28 marzo 2008

El mundo de Onetti

Por José Alberto Medina Molero

Al Dr. Xavier Méndez

“Escribir bien no es algo
que el auténtico escritor se propone.
Le es tan inevitable
como su cara y su conducta.”

Juan Carlos Onetti


Muy probablemente no cumple con la condición de clásico en lo tocante a la unanimidad en la preferencia de su lectura, más si cumple (en forma parcial, hendiendo su esencia con la fuerza de los colosos de la palabra) con la definición de Borges en cuanto al término: “Libro que una nación o un grupo de naciones o el largo tiempo, han decidido leer como si en sus páginas todo fuera deliberado, fatal, profundo como el cosmos y capaz de interpretaciones sin término”.

Su Prosa si posee la hondura, la originalidad y sobre todo el sentido universal, característica impresa, como marca de hierro al rojo vivo desde su primera novela (El Pozo, 1939). Hago referencia al escritor Uruguayo, Juan Carlos Onetti, nacido en Montevideo hace casi un siglo (1 de Julio de 1909) y de su cuya desaparición física se cumplirán 14 años en apenas dos meses. En una apretada entrevista para EL POPULAR, suplemento cultural de Montevideo, exclamó sin cortapisas: “El único compromiso que acepto es la persistencia en tratar de escribir bien y mejor y encontrar con sinceridad cómo es la vida que me tocó conocer y cómo es la gente condenada a convertirse en personajes de mis libros”.

Lo destacable en la obra de Onetti, más allá del preciosismo y alto nivel de su escritura (que poseía en frondosas cantidades), es el universo que creó (una de las más maravillosas experiencias del escribidor en general y de sus afortunados lectores) en un reducto de su mente y de las páginas, que emergieron como flotas de barcos en el mar de Los Sargazos,puesto que como en el famoso mar, su obra forma grandes conjuntos enmarañados, un conglomerado de porciones que se mantienen a flote con su propia temperatura, con su particular densidad. Su escritura es la crónica de seres autodesterrados, esos seres que sienten la “tristeza cómica” al mirar lo absurdo de la sordidez de su entorno, el placer perverso de la existencia rutinaria, la “indiferencia apacible” ante días que se suceden como lentos aguaceros. Onetti articuló dentro de los límites del pueblo de Santa María un particular cosmos tropical, trasladable a cualquier latitud, a cualquier época.

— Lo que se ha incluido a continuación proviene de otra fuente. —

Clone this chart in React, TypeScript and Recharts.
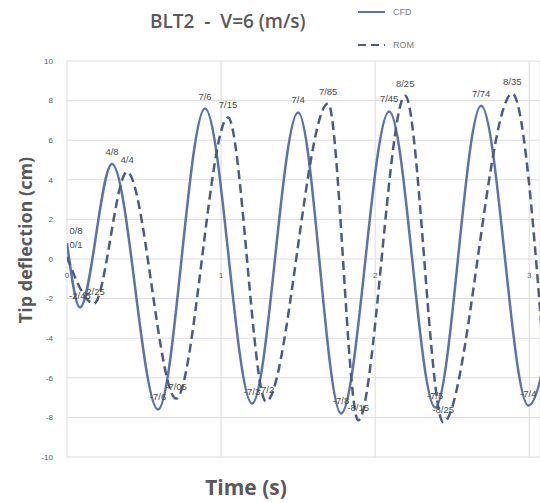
import { LineChart, Line, XAxis, YAxis, CartesianGrid, LabelList } from "recharts";

// tip deflection (cm) at the turning points of each signal, time in seconds
const cfdTime = [0, 0.084, 0.292, 0.591, 0.896, 1.201, 1.5, 1.779, 2.091, 2.39, 2.688, 2.994, 3.3];
const cfdValue = [0.8, -2.45, 4.8, -7.6, 7.6, -7.3, 7.4, -7.8, 7.45, -7.5, 7.74, -7.4, 7.6];

const romTime = [0, 0.175, 0.39, 0.708, 1.045, 1.292, 1.695, 1.89, 2.195, 2.442, 2.89, 3.123];
const romValue = [0.1, -2.25, 4.4, -7.05, 7.15, -7.2, 7.85, -8.15, 8.25, -8.25, 8.35, -8.0];

const xTicks = [0, 1, 2, 3];
const yTicks = [-10, -8, -6, -4, -2, 0, 2, 4, 6, 8, 10];

const X_MAX = 3.07;
const Y_MIN = -10;
const Y_MAX = 10;

const W = 540;
const H = 503;
const TOP = 61;
const BOTTOM = 46;
const LEFT = 67;
const X_AXIS_H = 20;
const Y_AXIS_W = 25;

const cfdColor = "#5a72ae";
const romColor = "#4b5b85";
const gray = "#595959";
const sans = "Liberation Sans, Arial, sans-serif";

const cfdData = cfdTime.map((t, i) => ({ t, v: cfdValue[i] }));
const romData = romTime.map((t, i) => ({ t, v: romValue[i] }));

// labels read like "7/6" for 7.6
const fmt = (v: number) => String(v).replace(".", "/");

const zeroY = TOP + ((H - TOP - BOTTOM) * Y_MAX) / (Y_MAX - Y_MIN);

// value label for every turning point that falls inside the time window
const makeLabel = (times: number[]) =>
  function PointLabel(props: any) {
    const { x, y, value, index } = props;
    if (x == null || y == null || times[index] > X_MAX) return null;
    const first = index === 0;
    return (
      <text x={first ? x + 9 : x} y={y - 9} textAnchor="middle" fontSize={9.5} fill="#4a4a4a" fontFamily={sans}>
        {fmt(value)}
      </text>
    );
  };

const CfdLabel = makeLabel(cfdTime);
const RomLabel = makeLabel(romTime);

// time labels sit along the zero line, not under the plot
function TimeTick(props: any) {
  const { x, payload } = props;
  return (
    <text x={x} y={zeroY + 19} textAnchor="middle" fontSize={8} fill={gray} fontFamily={sans}>
      {payload.value}
    </text>
  );
}

function LegendBox() {
  const item = (color: string, dash: string | undefined, label: string, y: number) => (
    <g key={label}>
      <line x1={0} x2={27} y1={y} y2={y} stroke={color} strokeWidth={2} strokeDasharray={dash} />
      <text x={35} y={y + 3} fontSize={9} fill="#808080" fontFamily={sans}>
        {label}
      </text>
    </g>
  );
  return (
    <svg width={80} height={56} style={{ position: "absolute", top: 0, left: 358 }}>
      {item(cfdColor, undefined, "CFD", 12)}
      {item(romColor, "8 5", "ROM", 45)}
    </svg>
  );
}

export default function App() {
  return (
    <div style={{ position: "absolute", top: 0, left: 0, width: W, height: H, overflow: "hidden", background: "#fff" }}>
      <div
        style={{
          position: "absolute",
          top: 8,
          left: 150,
          fontFamily: "Open Sans, sans-serif",
          fontWeight: 600,
          fontSize: 19,
          color: gray,
          whiteSpace: "pre",
        }}
      >
        {"BLT2  -  V=6 (m/s)"}
      </div>
      <div
        style={{
          position: "absolute",
          left: 25,
          top: 240,
          transform: "translate(-50%, -50%) rotate(-90deg)",
          fontFamily: "Open Sans, sans-serif",
          fontWeight: 700,
          fontSize: 18,
          lineHeight: "22px",
          color: gray,
          whiteSpace: "nowrap",
        }}
      >
        Tip deflection (cm)
      </div>
      <div
        style={{
          position: "absolute",
          left: 246,
          top: 487,
          transform: "translate(-50%, -50%)",
          fontFamily: "Open Sans, sans-serif",
          fontWeight: 700,
          fontSize: 21,
          lineHeight: "24px",
          color: gray,
          whiteSpace: "nowrap",
        }}
      >
        Time (s)
      </div>
      <LegendBox />
      <LineChart
        width={W}
        height={H}
        margin={{ top: TOP, right: 0, bottom: BOTTOM - X_AXIS_H, left: LEFT - Y_AXIS_W }}
      >
        <CartesianGrid stroke="#dcdcdc" strokeWidth={1} />
        <XAxis
          dataKey="t"
          type="number"
          domain={[0, X_MAX]}
          ticks={xTicks}
          allowDataOverflow
          axisLine={false}
          tickLine={false}
          height={X_AXIS_H}
          tick={<TimeTick />}
          interval={0}
        />
        <YAxis
          type="number"
          domain={[Y_MIN, Y_MAX]}
          ticks={yTicks}
          width={Y_AXIS_W}
          axisLine={false}
          tickLine={false}
          tickSize={0}
          tickMargin={14}
          tick={{ fontSize: 8, fill: gray, fontFamily: sans }}
          interval={0}
        />
        <Line
          data={cfdData}
          dataKey="v"
          name="CFD"
          type="monotone"
          stroke={cfdColor}
          strokeWidth={2.5}
          dot={false}
          isAnimationActive={false}
        >
          <LabelList dataKey="v" content={<CfdLabel />} />
        </Line>
        <Line
          data={romData}
          dataKey="v"
          name="ROM"
          type="monotone"
          stroke={romColor}
          strokeWidth={2.5}
          strokeDasharray="9 5"
          dot={false}
          isAnimationActive={false}
        >
          <LabelList dataKey="v" content={<RomLabel />} />
        </Line>
      </LineChart>
    </div>
  );
}
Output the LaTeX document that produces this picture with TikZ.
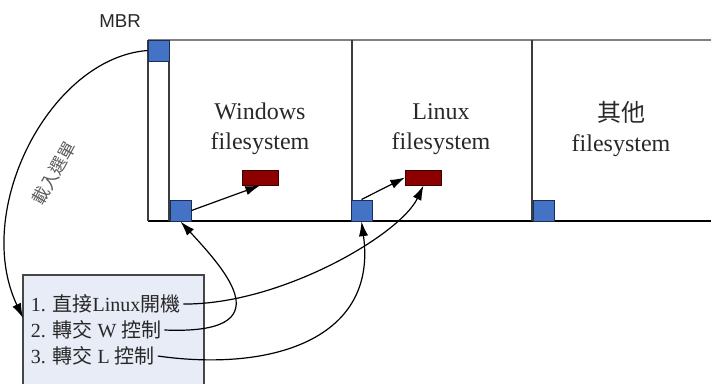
\documentclass[tikz,border=0pt]{standalone}
\usepackage{fontspec}
\setmainfont{Liberation Serif}
\newfontfamily\cjk{Noto Sans CJK TC}
\newfontfamily\mbrfont{Liberation Sans}
\usetikzlibrary{arrows.meta}
\usepackage{xcolor}
\definecolor{bootblue}{RGB}{68,114,196}
\definecolor{bootedge}{RGB}{25,45,85}
\definecolor{kernred}{RGB}{140,0,0}
\definecolor{kernedge}{RGB}{60,0,0}
\definecolor{menufill}{RGB}{232,236,246}
\definecolor{diskgray}{RGB}{128,128,128}

\begin{document}
\begin{tikzpicture}[x=0.75pt,y=0.75pt,yscale=-1,xscale=1,
  bootsq/.style={draw=bootedge,fill=bootblue,line width=0.75,minimum width=15.75pt,minimum height=15.75pt,inner sep=0pt},
  kernbox/.style={draw=kernedge,fill=kernred,line width=0.75,minimum width=27pt,minimum height=11.25pt,inner sep=0pt},
  fstext/.style={align=center,inner sep=0pt,font=\fontsize{18}{22.5}\selectfont,text={rgb, 255:red, 40; green, 40; blue, 40 }},
  menutext/.style={anchor=west,inner sep=2pt,font=\fontsize{15}{18}\selectfont,text={rgb, 255:red, 40; green, 40; blue, 40 }},
  arr/.style={-{Latex[length=11pt,width=7pt]},line width=0.9}]
\useasboundingbox (0,0) rectangle (711,383);

%Shape: Disk strip
\draw [color=diskgray,line width=1.5] (148,40) -- (711,40) ;
\draw [line width=1.1] (148,221) -- (711,221) ;
\draw [color={rgb, 255:red, 60; green, 60; blue, 60 },line width=1.1] (148,40) -- (148,221) ;
\draw [color={rgb, 255:red, 60; green, 60; blue, 60 },line width=1.1] (169,40) -- (169,221) ;
\draw [color={rgb, 255:red, 60; green, 60; blue, 60 },line width=1.1] (352,40) -- (352,221) ;
\draw [color={rgb, 255:red, 60; green, 60; blue, 60 },line width=1.1] (532,40) -- (532,221) ;

%Shape: Boot blocks
\node (mbr) [bootsq] at (158.5,50.5) {} ;
\node (winboot) [bootsq] at (180.5,210.5) {} ;
\node (linboot) [bootsq] at (361.5,210.5) {} ;
\node (othboot) [bootsq] at (543.5,210.5) {} ;

%Shape: Kernels
\node (winkern) [kernbox] at (260,177.5) {} ;
\node (linkern) [kernbox] at (423.5,177.5) {} ;

% Text Node
\node (mbrlabel) [inner sep=0pt,font=\mbrfont\fontsize{14}{16}\selectfont,text={rgb, 255:red, 40; green, 40; blue, 40 }] at (120,21) {MBR} ;
% Text Node
\node (winfs) [fstext] at (260,129) {Windows\\filesystem} ;
% Text Node
\node (linfs) [fstext] at (441,129) {Linux\\filesystem} ;
% Text Node
\node (othfs) [fstext] at (621,129) {{\cjk 其他}\\filesystem} ;

%Shape: Boot menu
\draw [color={rgb, 255:red, 70; green, 70; blue, 70 },fill=menufill,line width=1.1] (23,275) rectangle (204,392) ;
\coordinate (menuin) at (23,318) ;
% Text Node
\node (item1) [menutext] at (28,304) {1. {\cjk 直接}Linux{\cjk 開機}} ;
% Text Node
\node (item2) [menutext] at (28,330) {2. {\cjk 轉交} W {\cjk 控制}} ;
% Text Node
\node (item3) [menutext] at (28,356) {3. {\cjk 轉交} L {\cjk 控制}} ;

%Curves
\draw [arr] (mbr.west) .. controls (50,58) and (-28,210) .. (menuin) ;
\draw [arr] (item1.east) .. controls (280,305) and (400,235) .. (linkern.south) ;
\draw [arr] (item2.east) .. controls (285,335) and (225,270) .. (winboot.south) ;
\draw [arr] (item3.east) .. controls (270,372) and (378,340) .. (linboot.south) ;
%Straight Lines
\draw [arr] (winboot.east) -- (winkern.south) ;
\draw [arr] (linboot.north) -- (linkern.west) ;

% Text Node
\node (loadlabel) [rotate=61,inner sep=0pt,font=\cjk\fontsize{13}{15}\selectfont,text={rgb, 255:red, 90; green, 90; blue, 90 }] at (54,173) {載入選單} ;

\end{tikzpicture}
\end{document}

Un mundo habitado por seres, que al igual que nosotros, padecen y se alegran con esa parsimonia sincrética del teatro de la vida, con la gimnasia de las emociones bullentes, sombrías, opacas, según el caso. Logró brillantemente lo que pocos: triturar los sentires, dispersarlos de sus elementos en atmósferas de denso desasosiego, filtrarlos a través de los lectores, para que luego de tamizados por éstos, escarben en sus predios, acusando facturas del espíritu, congraciándose con sus propias penas en una catarsis de frases, de momentos, de instantes reveladores al contrastarlos con la decepción de los años y con la comprensión, su esperanzador antídoto. Cinceló en la página como el mismo afirmó: para él Para su placer. Para su vicio. Para su dulce condenación. ¿Puede agregarse algo más? Probablemente si, no obstante ésta maceración existencial que provoca su obra es la gran virtud de la escritura de Onetti, vertida en obras como: La vida breve (1950), Los Adioses (1954), El Astillero (1961), Juntacadáveres (1964) y Cuando ya no importe (1993), entre otras.

Onetti, es un autor para disfrutar y padecer, para abismarse y reflexionar, para enfrentar, con no poco temor, al espejo borgeano y sentir (sí es que ello es posible del todo) nuestra propia desnudez.